● Your task
Using the entries shown below, output the line containing "What Altair code", the line containing "import pandas as pd", and every line between them, exactly. Pictures are omitted.

[Code that draws figures]
--*--
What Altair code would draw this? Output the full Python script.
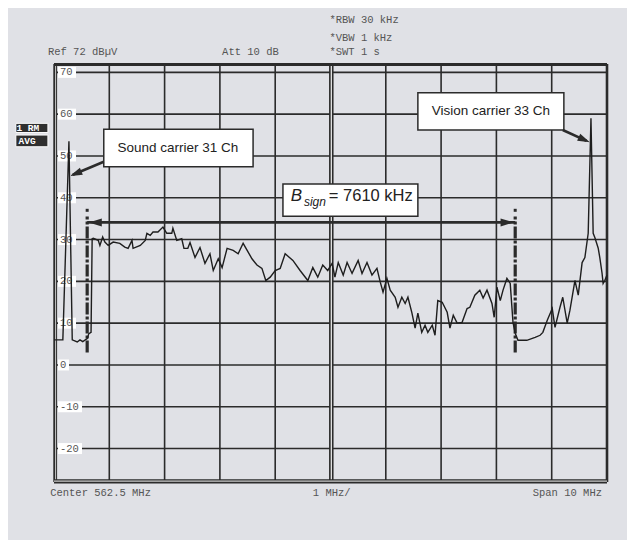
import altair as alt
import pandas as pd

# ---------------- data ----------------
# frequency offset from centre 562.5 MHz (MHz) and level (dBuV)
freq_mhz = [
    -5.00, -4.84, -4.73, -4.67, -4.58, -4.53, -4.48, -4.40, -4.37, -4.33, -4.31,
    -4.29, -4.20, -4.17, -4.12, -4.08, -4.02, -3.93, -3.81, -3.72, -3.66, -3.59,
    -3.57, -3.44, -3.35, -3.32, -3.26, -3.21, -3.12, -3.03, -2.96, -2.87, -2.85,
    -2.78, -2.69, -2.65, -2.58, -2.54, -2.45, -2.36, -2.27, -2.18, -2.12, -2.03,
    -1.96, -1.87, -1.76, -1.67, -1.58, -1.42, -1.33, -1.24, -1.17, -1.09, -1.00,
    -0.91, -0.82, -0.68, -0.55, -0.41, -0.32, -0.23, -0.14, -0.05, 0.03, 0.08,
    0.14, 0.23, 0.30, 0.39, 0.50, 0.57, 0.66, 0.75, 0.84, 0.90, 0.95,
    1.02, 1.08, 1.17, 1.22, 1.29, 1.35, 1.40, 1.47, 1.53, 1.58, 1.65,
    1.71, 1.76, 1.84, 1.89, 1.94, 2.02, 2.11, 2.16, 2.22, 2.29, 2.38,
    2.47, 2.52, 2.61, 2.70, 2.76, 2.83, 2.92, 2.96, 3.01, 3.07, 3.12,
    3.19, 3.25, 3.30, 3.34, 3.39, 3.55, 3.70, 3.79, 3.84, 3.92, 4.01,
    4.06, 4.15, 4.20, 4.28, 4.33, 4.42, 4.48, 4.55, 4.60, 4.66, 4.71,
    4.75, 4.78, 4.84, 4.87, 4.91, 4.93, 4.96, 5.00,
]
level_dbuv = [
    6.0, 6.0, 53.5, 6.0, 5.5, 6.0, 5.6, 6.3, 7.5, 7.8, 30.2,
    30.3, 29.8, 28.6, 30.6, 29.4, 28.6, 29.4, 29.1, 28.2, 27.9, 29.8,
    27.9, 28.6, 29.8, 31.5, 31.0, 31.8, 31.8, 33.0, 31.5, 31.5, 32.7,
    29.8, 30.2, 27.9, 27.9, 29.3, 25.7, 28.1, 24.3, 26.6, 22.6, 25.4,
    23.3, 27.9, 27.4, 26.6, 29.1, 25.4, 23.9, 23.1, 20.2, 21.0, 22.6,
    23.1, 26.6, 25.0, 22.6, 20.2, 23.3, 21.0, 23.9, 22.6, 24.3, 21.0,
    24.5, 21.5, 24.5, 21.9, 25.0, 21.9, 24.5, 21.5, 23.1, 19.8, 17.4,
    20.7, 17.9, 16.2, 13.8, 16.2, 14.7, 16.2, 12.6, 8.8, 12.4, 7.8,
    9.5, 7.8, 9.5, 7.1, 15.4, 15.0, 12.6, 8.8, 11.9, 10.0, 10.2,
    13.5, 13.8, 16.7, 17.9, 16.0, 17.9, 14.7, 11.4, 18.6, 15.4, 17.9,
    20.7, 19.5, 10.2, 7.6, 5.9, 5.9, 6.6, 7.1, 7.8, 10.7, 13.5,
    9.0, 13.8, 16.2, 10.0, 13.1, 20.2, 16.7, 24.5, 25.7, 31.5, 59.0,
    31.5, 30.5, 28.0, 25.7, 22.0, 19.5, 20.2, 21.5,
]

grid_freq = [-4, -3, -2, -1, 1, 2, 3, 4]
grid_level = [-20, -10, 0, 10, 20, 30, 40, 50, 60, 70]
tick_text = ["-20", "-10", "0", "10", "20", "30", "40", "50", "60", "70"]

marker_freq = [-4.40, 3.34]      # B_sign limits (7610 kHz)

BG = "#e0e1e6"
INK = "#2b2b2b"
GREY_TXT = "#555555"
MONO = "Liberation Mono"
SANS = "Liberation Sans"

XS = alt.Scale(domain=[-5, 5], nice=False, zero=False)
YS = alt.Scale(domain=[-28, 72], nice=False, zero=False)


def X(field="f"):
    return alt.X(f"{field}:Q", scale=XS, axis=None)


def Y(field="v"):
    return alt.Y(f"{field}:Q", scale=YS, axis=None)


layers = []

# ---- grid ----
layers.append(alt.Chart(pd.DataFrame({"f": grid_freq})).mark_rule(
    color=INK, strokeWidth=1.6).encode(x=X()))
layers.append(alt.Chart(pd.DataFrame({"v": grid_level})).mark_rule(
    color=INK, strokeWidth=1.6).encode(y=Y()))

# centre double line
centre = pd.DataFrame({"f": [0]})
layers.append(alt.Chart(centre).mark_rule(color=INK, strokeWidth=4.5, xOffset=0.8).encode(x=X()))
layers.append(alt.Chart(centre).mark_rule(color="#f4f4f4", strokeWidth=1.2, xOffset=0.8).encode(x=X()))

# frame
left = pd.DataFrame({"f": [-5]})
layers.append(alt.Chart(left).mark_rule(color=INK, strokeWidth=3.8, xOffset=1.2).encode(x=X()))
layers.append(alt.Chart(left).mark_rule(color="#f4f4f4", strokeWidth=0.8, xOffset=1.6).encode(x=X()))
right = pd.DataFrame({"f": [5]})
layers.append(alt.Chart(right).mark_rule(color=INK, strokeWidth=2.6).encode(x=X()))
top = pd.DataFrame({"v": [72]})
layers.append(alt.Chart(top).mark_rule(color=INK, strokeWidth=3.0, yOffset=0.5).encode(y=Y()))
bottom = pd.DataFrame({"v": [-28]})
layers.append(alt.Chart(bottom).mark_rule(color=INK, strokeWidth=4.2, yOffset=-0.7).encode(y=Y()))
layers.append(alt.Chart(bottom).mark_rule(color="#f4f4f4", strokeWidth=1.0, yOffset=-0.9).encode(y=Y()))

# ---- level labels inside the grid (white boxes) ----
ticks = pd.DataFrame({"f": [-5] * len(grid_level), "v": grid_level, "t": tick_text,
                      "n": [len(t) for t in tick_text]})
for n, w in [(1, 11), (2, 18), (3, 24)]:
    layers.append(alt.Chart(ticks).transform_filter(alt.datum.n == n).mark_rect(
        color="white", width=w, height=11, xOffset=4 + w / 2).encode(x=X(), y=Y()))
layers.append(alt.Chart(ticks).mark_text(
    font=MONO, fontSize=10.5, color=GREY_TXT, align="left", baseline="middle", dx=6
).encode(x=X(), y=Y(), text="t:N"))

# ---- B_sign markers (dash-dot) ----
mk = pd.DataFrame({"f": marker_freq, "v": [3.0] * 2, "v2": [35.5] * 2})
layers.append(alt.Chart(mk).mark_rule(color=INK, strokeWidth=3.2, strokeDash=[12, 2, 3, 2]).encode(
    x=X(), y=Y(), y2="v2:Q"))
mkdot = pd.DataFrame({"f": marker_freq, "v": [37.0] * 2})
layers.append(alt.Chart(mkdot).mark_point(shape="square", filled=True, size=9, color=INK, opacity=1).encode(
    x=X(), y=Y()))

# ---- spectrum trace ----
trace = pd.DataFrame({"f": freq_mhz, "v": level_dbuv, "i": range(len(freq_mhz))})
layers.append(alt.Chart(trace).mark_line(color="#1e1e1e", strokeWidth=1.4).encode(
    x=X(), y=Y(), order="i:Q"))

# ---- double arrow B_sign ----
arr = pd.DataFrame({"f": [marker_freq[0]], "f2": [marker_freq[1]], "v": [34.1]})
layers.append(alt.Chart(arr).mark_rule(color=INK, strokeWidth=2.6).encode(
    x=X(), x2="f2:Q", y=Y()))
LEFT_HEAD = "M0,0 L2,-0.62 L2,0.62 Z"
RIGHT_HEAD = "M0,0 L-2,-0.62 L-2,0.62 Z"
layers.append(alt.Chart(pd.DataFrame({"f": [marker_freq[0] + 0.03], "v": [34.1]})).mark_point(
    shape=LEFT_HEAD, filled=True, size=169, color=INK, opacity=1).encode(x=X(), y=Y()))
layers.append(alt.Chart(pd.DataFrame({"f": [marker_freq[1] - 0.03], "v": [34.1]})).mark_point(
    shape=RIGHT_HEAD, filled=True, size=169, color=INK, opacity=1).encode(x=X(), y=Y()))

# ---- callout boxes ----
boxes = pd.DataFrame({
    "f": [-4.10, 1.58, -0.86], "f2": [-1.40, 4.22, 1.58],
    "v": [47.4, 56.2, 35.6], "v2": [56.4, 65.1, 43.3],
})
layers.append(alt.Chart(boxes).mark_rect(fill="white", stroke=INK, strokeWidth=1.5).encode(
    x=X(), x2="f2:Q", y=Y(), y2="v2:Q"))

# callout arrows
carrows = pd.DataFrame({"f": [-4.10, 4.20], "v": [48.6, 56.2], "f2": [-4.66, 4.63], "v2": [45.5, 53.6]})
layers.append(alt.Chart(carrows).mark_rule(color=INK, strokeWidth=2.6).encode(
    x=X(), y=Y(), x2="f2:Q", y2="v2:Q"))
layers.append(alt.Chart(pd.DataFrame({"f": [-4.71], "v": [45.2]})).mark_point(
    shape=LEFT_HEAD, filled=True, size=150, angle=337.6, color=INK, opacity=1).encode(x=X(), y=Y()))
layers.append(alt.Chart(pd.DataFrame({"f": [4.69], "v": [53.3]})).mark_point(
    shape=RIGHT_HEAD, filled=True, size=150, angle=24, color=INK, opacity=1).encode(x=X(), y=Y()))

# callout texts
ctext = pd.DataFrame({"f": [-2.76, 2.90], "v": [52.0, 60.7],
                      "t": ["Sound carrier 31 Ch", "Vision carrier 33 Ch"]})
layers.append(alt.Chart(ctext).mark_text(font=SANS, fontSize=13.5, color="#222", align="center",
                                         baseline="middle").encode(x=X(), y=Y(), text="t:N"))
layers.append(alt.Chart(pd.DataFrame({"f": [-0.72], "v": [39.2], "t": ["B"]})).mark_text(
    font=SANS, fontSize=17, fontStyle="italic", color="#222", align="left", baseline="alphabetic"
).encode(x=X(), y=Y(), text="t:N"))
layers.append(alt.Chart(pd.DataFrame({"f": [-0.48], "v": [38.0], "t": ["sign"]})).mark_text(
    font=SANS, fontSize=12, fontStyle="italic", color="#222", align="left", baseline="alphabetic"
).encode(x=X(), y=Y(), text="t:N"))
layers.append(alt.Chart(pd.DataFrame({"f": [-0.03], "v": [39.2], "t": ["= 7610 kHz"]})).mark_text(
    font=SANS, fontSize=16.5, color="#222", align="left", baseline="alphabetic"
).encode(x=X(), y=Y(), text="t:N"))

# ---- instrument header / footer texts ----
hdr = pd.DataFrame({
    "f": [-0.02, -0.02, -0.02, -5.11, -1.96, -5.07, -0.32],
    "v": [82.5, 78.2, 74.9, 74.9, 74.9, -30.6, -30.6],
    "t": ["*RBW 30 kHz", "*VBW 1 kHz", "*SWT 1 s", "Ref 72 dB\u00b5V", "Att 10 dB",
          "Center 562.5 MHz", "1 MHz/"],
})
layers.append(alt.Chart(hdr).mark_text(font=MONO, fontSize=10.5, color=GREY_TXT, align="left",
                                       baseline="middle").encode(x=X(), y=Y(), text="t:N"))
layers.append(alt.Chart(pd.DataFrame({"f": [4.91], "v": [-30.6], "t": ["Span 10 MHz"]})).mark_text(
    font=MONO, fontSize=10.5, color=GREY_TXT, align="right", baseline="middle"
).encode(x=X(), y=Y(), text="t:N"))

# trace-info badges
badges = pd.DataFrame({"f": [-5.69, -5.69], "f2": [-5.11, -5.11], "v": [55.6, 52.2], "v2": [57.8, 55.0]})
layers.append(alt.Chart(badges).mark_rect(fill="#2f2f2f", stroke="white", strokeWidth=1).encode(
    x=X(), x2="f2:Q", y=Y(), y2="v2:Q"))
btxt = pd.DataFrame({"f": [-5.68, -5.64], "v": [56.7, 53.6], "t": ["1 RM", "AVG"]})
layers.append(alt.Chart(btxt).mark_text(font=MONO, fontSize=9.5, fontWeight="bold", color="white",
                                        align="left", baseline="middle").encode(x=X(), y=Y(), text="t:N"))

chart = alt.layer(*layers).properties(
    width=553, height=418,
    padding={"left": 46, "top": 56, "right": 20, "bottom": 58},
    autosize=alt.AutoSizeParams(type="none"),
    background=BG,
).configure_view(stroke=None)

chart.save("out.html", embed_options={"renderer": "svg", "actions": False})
--*--
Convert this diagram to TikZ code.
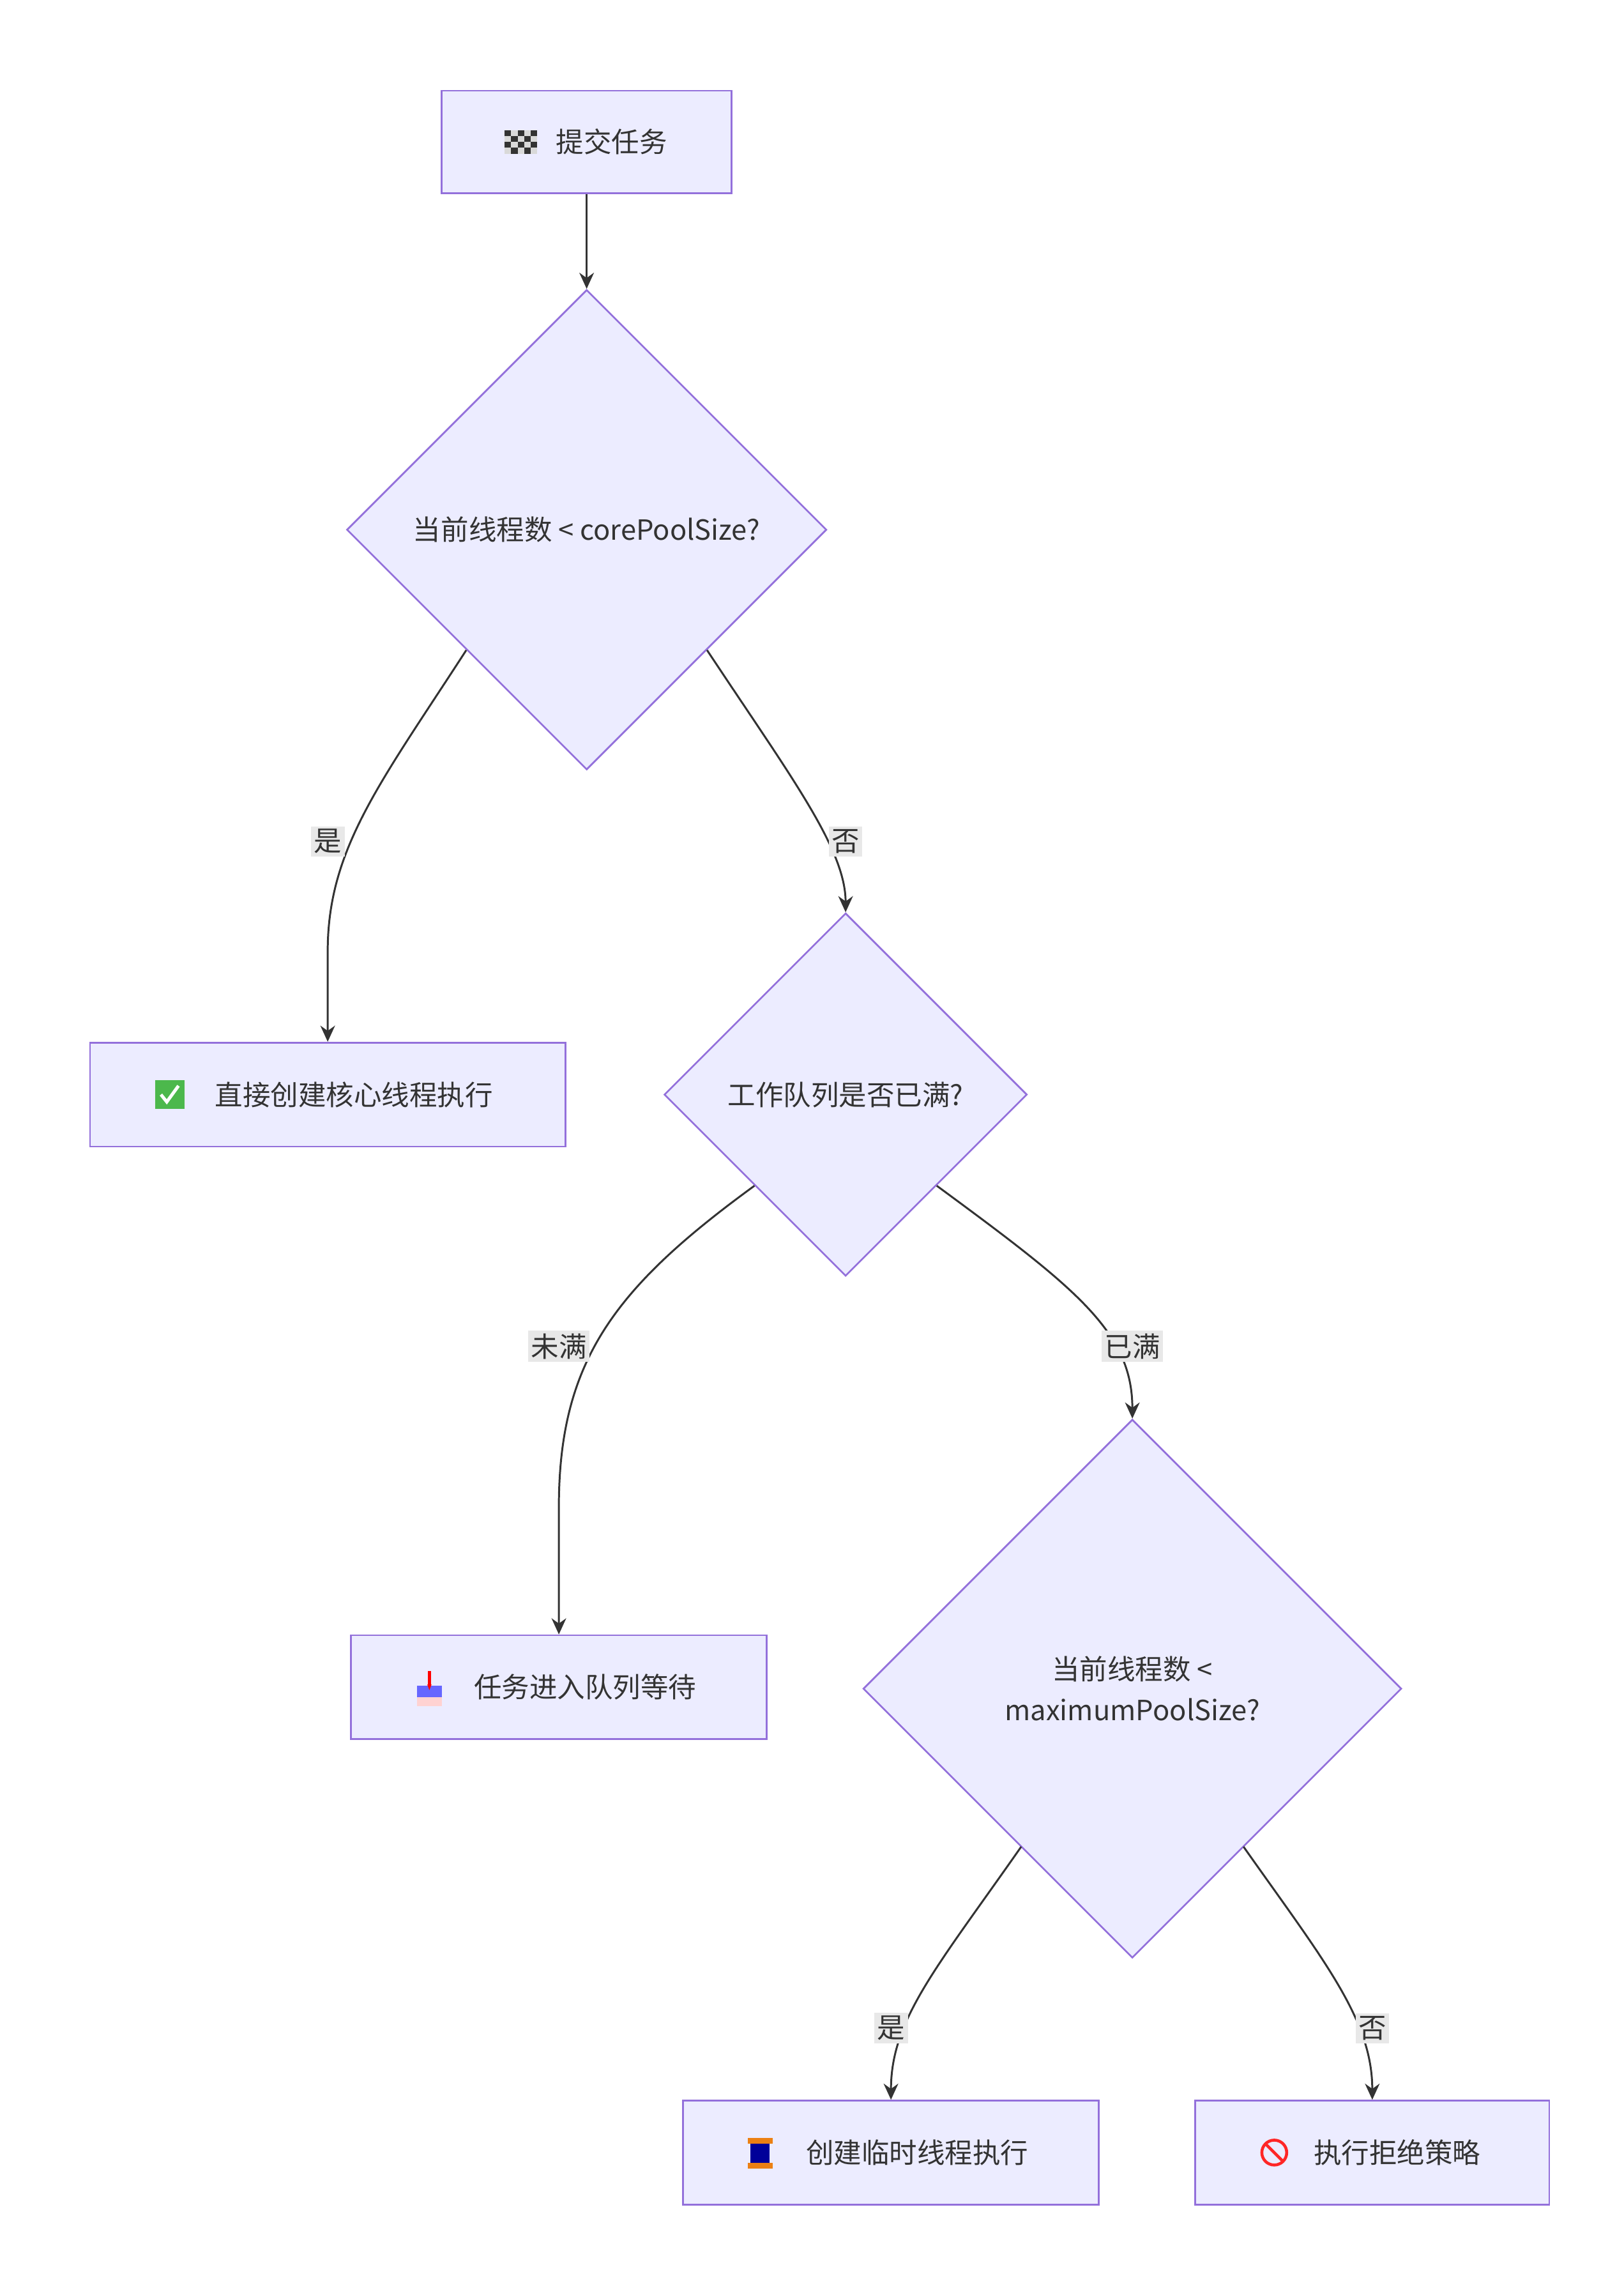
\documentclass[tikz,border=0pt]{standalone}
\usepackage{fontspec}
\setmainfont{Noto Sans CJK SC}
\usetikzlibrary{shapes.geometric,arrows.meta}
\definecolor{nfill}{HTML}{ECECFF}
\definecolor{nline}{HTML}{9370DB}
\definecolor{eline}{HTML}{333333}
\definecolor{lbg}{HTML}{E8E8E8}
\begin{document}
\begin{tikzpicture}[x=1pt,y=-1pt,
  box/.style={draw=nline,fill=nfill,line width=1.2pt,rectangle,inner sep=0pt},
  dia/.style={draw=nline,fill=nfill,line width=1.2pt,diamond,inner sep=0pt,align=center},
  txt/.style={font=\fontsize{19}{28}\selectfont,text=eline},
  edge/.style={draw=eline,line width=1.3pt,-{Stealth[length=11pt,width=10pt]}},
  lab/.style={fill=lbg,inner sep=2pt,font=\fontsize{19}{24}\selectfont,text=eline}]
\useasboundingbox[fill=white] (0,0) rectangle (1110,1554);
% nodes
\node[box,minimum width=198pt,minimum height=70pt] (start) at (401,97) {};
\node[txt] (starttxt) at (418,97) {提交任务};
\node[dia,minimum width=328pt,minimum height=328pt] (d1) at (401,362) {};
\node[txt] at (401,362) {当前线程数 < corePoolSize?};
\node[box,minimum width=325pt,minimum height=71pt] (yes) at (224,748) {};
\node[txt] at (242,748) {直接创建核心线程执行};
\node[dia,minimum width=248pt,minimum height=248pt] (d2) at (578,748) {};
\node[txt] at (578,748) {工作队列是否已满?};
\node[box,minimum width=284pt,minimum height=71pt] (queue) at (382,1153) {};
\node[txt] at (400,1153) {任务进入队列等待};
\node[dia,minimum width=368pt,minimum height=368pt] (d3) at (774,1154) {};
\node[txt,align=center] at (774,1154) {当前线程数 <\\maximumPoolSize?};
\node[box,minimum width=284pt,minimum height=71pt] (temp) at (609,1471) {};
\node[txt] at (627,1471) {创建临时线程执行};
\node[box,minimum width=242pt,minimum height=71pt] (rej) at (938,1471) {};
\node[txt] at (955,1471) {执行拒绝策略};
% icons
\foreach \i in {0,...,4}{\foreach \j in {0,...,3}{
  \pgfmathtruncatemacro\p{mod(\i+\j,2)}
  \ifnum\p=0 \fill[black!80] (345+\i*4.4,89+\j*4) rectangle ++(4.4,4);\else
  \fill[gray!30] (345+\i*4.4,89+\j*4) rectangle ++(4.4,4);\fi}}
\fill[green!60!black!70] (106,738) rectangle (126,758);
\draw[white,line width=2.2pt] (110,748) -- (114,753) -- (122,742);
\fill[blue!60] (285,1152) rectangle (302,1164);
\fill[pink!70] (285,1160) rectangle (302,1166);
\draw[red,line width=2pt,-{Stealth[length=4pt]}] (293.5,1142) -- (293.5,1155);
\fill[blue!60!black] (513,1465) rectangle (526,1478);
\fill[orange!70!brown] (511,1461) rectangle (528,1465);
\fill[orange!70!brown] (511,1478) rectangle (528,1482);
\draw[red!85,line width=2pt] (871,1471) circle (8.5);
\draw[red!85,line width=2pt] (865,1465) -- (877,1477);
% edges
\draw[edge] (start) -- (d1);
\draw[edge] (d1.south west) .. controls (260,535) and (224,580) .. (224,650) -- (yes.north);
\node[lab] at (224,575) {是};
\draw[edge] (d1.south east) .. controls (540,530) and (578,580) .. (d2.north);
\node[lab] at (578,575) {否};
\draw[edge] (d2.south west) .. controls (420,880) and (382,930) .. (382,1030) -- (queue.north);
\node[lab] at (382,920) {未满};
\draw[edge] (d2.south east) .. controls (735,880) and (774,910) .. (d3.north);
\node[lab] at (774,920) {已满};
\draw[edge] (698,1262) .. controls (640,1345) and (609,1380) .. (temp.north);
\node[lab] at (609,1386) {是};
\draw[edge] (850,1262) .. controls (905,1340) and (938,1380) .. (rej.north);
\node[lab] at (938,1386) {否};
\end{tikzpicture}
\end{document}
--*--
● Complete output
What Altair code would draw this? Output the full Python script.
import altair as alt
import pandas as pd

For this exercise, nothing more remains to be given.